Li Jun Xue tried to board a flight in Sydney last week, but her lawyer said she was turned around at the airport after Australian authorities were told New Zealand immigration would not let her enter the country because of her conviction – the one she is due to be sentenced for.
Xue, 60, was meant to be sentenced in the Christchurch District Court on Wednesday on a charge of obtaining $35,000 by deception from a Wellington man for a marriage deal involving another woman.
She was convicted at a judge-alone trial before Judge Tom Gilbert in June and was allowed to return to Australia, where she now lives, while she was on bail awaiting sentencing.
The former Christchurch woman has paid the $35,000 reparations to the court, and it has been paid to the victim, and two of her previous sentencing dates were adjourned after she sent messages saying she was too ill to travel.
At the last call of the case in November, Gilbert said an arrest warrant would be issued if she did not turn up a third time.
That warrant would have been issued today, but the case has just been put on hold while immigration decides what will happen next.
Before the scheduled appearance, defence counsel Alister James told the court what had happened.
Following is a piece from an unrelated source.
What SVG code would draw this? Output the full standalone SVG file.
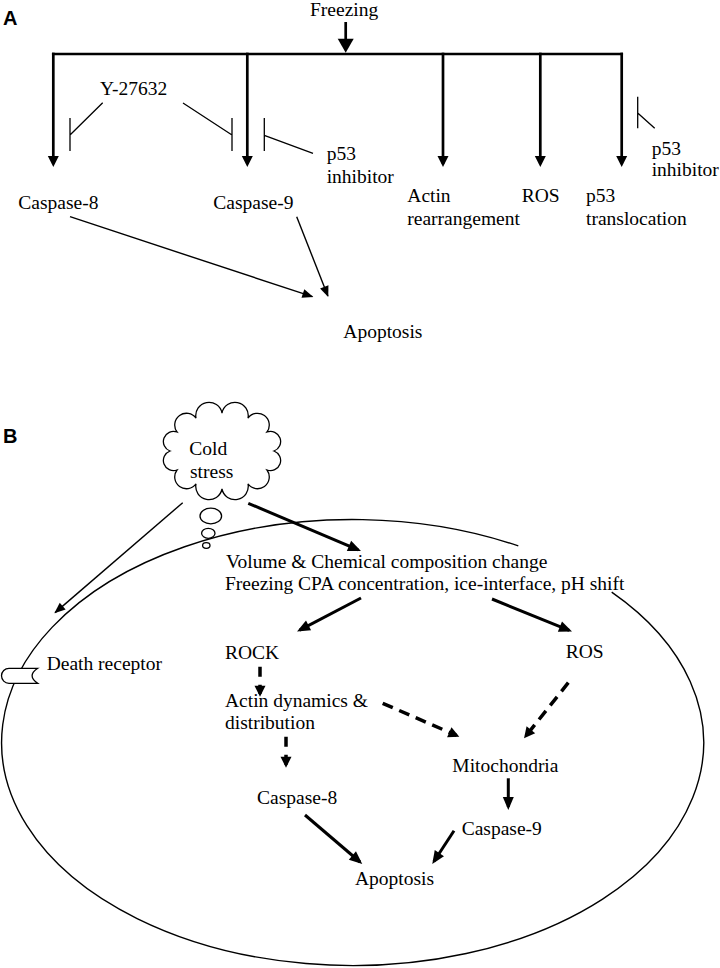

He had a copy of the airline ticket Xue had booked to fly from Sydney.
James pointed out that the conviction that is stopping her entering New Zealand is the one she is due to be sentenced for.
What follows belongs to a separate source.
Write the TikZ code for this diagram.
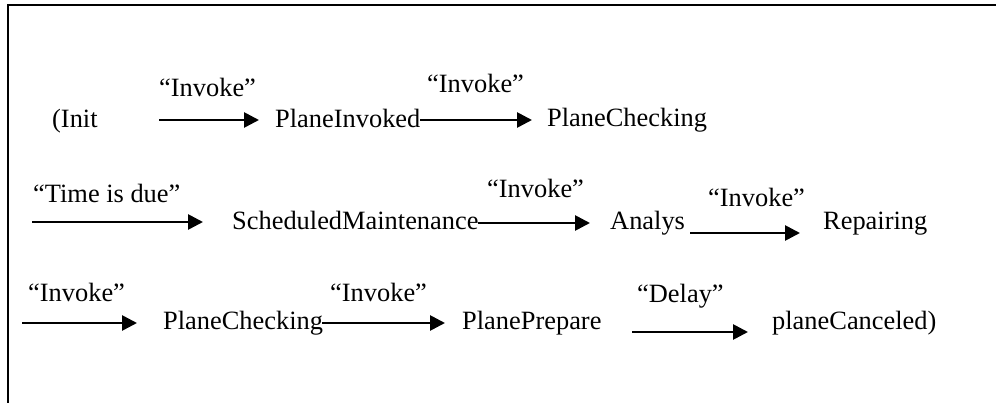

He said his client was told by authorities that she needed a New Zealand visa. She had now applied for one, but immigration told her it would take five weeks to process.
The third sentencing date will be rescheduled to sometime after that.
Xue's trial was told the Wellington man had answered an advertisement offering a 45-year-old Singaporean woman for companionship and possible marriage, which appeared in The Dominion Post on June 26, 2016.
The man contacted Xue who arranged for him to meet "Jessica".
Jessica turned out to be Malaysian and already married. The victim was told a divorce could be arranged if he paid another $10,000.
The police prosecution said Xue knew Jessica was married. They produced a marriage certificate showing Xue and a man described as her husband had been witnesses at Jessica's wedding to an Australian man in Wollongong, Australia, on September 21, 2012.
Gilbert convicted Xue after hearing evidence from the victim, bank officers and a police witness. He found Xue had received some or possibly all of the $35,000 proceeds from the scam.
The victim told the court he was devastated to discover that Jessica's immigration status was not what Xue had told him and then that she was already married.